[Records from a data collection]
** begin **

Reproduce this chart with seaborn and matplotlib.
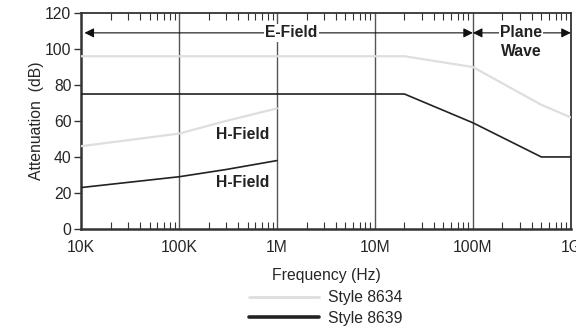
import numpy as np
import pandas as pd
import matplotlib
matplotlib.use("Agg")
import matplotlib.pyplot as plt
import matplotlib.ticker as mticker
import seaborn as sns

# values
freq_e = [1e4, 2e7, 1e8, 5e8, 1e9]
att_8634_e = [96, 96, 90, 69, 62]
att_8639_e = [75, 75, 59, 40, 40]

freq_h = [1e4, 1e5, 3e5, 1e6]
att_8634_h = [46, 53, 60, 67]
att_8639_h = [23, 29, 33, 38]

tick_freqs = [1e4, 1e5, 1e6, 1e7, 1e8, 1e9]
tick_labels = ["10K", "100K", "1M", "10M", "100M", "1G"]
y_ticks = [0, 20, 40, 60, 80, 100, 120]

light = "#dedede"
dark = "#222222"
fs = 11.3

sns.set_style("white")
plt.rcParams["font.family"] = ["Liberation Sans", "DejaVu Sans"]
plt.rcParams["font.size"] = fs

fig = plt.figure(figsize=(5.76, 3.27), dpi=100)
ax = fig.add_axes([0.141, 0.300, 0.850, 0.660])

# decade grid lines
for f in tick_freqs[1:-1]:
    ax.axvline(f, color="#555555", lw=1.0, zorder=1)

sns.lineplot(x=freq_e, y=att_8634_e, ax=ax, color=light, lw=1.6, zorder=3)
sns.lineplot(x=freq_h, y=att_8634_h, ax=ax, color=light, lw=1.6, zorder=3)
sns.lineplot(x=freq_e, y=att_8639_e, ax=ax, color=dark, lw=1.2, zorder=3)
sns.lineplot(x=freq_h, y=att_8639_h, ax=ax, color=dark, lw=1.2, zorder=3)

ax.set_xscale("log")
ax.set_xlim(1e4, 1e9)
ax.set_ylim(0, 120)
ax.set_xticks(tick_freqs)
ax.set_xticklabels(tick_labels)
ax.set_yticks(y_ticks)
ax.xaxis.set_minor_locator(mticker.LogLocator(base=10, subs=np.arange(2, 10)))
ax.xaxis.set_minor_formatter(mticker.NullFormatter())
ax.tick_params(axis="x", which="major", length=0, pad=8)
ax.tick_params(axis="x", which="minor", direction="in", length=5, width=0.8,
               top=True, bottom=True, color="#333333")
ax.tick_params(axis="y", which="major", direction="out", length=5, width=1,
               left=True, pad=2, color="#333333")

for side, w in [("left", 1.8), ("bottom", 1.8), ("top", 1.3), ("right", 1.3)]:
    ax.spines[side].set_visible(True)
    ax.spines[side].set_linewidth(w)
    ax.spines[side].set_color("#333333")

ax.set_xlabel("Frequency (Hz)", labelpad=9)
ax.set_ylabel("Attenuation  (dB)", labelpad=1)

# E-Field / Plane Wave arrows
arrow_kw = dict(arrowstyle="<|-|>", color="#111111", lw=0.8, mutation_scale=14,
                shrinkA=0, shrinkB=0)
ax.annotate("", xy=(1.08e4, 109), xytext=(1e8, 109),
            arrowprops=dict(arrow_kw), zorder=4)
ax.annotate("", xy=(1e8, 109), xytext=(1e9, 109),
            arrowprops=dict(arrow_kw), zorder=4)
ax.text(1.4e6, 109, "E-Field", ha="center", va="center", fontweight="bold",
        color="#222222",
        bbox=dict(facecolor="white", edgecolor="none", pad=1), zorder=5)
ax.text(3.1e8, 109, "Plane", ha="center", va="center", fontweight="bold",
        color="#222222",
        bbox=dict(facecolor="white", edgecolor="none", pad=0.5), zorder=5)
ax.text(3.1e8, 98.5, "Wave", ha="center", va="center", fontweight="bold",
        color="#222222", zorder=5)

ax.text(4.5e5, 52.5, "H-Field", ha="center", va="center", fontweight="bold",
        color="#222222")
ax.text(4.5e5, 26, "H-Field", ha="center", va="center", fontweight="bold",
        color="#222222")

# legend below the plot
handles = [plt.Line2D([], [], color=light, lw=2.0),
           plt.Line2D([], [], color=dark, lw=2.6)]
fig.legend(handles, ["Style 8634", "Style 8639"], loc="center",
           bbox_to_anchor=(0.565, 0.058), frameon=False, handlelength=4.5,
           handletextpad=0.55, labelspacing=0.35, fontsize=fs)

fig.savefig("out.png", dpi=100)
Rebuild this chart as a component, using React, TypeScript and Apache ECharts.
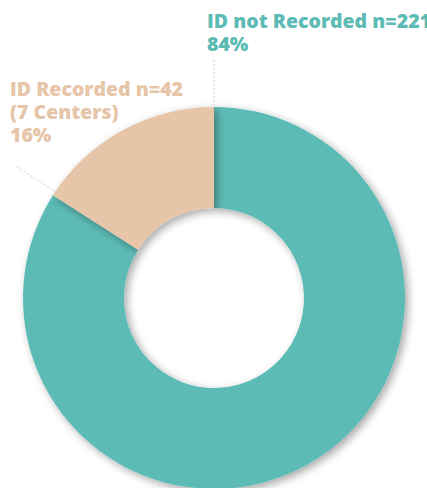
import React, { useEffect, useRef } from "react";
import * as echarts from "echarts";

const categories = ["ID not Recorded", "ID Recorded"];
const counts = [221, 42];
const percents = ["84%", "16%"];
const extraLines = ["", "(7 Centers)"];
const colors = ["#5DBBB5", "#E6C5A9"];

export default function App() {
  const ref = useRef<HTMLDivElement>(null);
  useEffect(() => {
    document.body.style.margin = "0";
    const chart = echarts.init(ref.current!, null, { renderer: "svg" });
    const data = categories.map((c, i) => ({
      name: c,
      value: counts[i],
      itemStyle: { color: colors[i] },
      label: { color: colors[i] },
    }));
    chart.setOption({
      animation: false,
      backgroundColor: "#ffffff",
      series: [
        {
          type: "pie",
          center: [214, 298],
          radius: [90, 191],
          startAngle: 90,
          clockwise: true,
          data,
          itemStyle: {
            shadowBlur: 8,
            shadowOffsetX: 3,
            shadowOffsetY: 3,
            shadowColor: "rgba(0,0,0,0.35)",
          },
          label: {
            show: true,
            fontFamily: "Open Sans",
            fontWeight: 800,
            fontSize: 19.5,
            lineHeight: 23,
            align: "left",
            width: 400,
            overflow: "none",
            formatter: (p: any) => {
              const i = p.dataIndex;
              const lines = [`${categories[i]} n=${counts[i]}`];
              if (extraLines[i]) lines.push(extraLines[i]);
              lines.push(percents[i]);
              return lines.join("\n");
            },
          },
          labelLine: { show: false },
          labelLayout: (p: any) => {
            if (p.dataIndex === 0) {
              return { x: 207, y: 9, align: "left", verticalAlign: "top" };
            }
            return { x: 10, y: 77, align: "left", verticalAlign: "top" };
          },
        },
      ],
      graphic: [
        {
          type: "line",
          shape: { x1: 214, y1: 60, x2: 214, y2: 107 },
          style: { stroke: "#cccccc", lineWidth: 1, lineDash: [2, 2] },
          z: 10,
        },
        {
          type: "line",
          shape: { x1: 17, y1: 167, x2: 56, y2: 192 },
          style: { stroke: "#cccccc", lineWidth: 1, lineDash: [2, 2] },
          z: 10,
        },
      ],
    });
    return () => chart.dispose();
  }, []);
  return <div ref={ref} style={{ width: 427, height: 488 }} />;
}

** end **

Objective - Leave out the pictures and give the listing above again exactly.

Result of this task -
Reproduce this chart with seaborn and matplotlib.
import numpy as np
import pandas as pd
import matplotlib
matplotlib.use("Agg")
import matplotlib.pyplot as plt
import matplotlib.ticker as mticker
import seaborn as sns

# values
freq_e = [1e4, 2e7, 1e8, 5e8, 1e9]
att_8634_e = [96, 96, 90, 69, 62]
att_8639_e = [75, 75, 59, 40, 40]

freq_h = [1e4, 1e5, 3e5, 1e6]
att_8634_h = [46, 53, 60, 67]
att_8639_h = [23, 29, 33, 38]

tick_freqs = [1e4, 1e5, 1e6, 1e7, 1e8, 1e9]
tick_labels = ["10K", "100K", "1M", "10M", "100M", "1G"]
y_ticks = [0, 20, 40, 60, 80, 100, 120]

light = "#dedede"
dark = "#222222"
fs = 11.3

sns.set_style("white")
plt.rcParams["font.family"] = ["Liberation Sans", "DejaVu Sans"]
plt.rcParams["font.size"] = fs

fig = plt.figure(figsize=(5.76, 3.27), dpi=100)
ax = fig.add_axes([0.141, 0.300, 0.850, 0.660])

# decade grid lines
for f in tick_freqs[1:-1]:
    ax.axvline(f, color="#555555", lw=1.0, zorder=1)

sns.lineplot(x=freq_e, y=att_8634_e, ax=ax, color=light, lw=1.6, zorder=3)
sns.lineplot(x=freq_h, y=att_8634_h, ax=ax, color=light, lw=1.6, zorder=3)
sns.lineplot(x=freq_e, y=att_8639_e, ax=ax, color=dark, lw=1.2, zorder=3)
sns.lineplot(x=freq_h, y=att_8639_h, ax=ax, color=dark, lw=1.2, zorder=3)

ax.set_xscale("log")
ax.set_xlim(1e4, 1e9)
ax.set_ylim(0, 120)
ax.set_xticks(tick_freqs)
ax.set_xticklabels(tick_labels)
ax.set_yticks(y_ticks)
ax.xaxis.set_minor_locator(mticker.LogLocator(base=10, subs=np.arange(2, 10)))
ax.xaxis.set_minor_formatter(mticker.NullFormatter())
ax.tick_params(axis="x", which="major", length=0, pad=8)
ax.tick_params(axis="x", which="minor", direction="in", length=5, width=0.8,
               top=True, bottom=True, color="#333333")
ax.tick_params(axis="y", which="major", direction="out", length=5, width=1,
               left=True, pad=2, color="#333333")

for side, w in [("left", 1.8), ("bottom", 1.8), ("top", 1.3), ("right", 1.3)]:
    ax.spines[side].set_visible(True)
    ax.spines[side].set_linewidth(w)
    ax.spines[side].set_color("#333333")

ax.set_xlabel("Frequency (Hz)", labelpad=9)
ax.set_ylabel("Attenuation  (dB)", labelpad=1)

# E-Field / Plane Wave arrows
arrow_kw = dict(arrowstyle="<|-|>", color="#111111", lw=0.8, mutation_scale=14,
                shrinkA=0, shrinkB=0)
ax.annotate("", xy=(1.08e4, 109), xytext=(1e8, 109),
            arrowprops=dict(arrow_kw), zorder=4)
ax.annotate("", xy=(1e8, 109), xytext=(1e9, 109),
            arrowprops=dict(arrow_kw), zorder=4)
ax.text(1.4e6, 109, "E-Field", ha="center", va="center", fontweight="bold",
        color="#222222",
        bbox=dict(facecolor="white", edgecolor="none", pad=1), zorder=5)
ax.text(3.1e8, 109, "Plane", ha="center", va="center", fontweight="bold",
        color="#222222",
        bbox=dict(facecolor="white", edgecolor="none", pad=0.5), zorder=5)
ax.text(3.1e8, 98.5, "Wave", ha="center", va="center", fontweight="bold",
        color="#222222", zorder=5)

ax.text(4.5e5, 52.5, "H-Field", ha="center", va="center", fontweight="bold",
        color="#222222")
ax.text(4.5e5, 26, "H-Field", ha="center", va="center", fontweight="bold",
        color="#222222")

# legend below the plot
handles = [plt.Line2D([], [], color=light, lw=2.0),
           plt.Line2D([], [], color=dark, lw=2.6)]
fig.legend(handles, ["Style 8634", "Style 8639"], loc="center",
           bbox_to_anchor=(0.565, 0.058), frameon=False, handlelength=4.5,
           handletextpad=0.55, labelspacing=0.35, fontsize=fs)

fig.savefig("out.png", dpi=100)
Rebuild this chart as a component, using React, TypeScript and Apache ECharts.
import React, { useEffect, useRef } from "react";
import * as echarts from "echarts";

const categories = ["ID not Recorded", "ID Recorded"];
const counts = [221, 42];
const percents = ["84%", "16%"];
const extraLines = ["", "(7 Centers)"];
const colors = ["#5DBBB5", "#E6C5A9"];

export default function App() {
  const ref = useRef<HTMLDivElement>(null);
  useEffect(() => {
    document.body.style.margin = "0";
    const chart = echarts.init(ref.current!, null, { renderer: "svg" });
    const data = categories.map((c, i) => ({
      name: c,
      value: counts[i],
      itemStyle: { color: colors[i] },
      label: { color: colors[i] },
    }));
    chart.setOption({
      animation: false,
      backgroundColor: "#ffffff",
      series: [
        {
          type: "pie",
          center: [214, 298],
          radius: [90, 191],
          startAngle: 90,
          clockwise: true,
          data,
          itemStyle: {
            shadowBlur: 8,
            shadowOffsetX: 3,
            shadowOffsetY: 3,
            shadowColor: "rgba(0,0,0,0.35)",
          },
          label: {
            show: true,
            fontFamily: "Open Sans",
            fontWeight: 800,
            fontSize: 19.5,
            lineHeight: 23,
            align: "left",
            width: 400,
            overflow: "none",
            formatter: (p: any) => {
              const i = p.dataIndex;
              const lines = [`${categories[i]} n=${counts[i]}`];
              if (extraLines[i]) lines.push(extraLines[i]);
              lines.push(percents[i]);
              return lines.join("\n");
            },
          },
          labelLine: { show: false },
          labelLayout: (p: any) => {
            if (p.dataIndex === 0) {
              return { x: 207, y: 9, align: "left", verticalAlign: "top" };
            }
            return { x: 10, y: 77, align: "left", verticalAlign: "top" };
          },
        },
      ],
      graphic: [
        {
          type: "line",
          shape: { x1: 214, y1: 60, x2: 214, y2: 107 },
          style: { stroke: "#cccccc", lineWidth: 1, lineDash: [2, 2] },
          z: 10,
        },
        {
          type: "line",
          shape: { x1: 17, y1: 167, x2: 56, y2: 192 },
          style: { stroke: "#cccccc", lineWidth: 1, lineDash: [2, 2] },
          z: 10,
        },
      ],
    });
    return () => chart.dispose();
  }, []);
  return <div ref={ref} style={{ width: 427, height: 488 }} />;
}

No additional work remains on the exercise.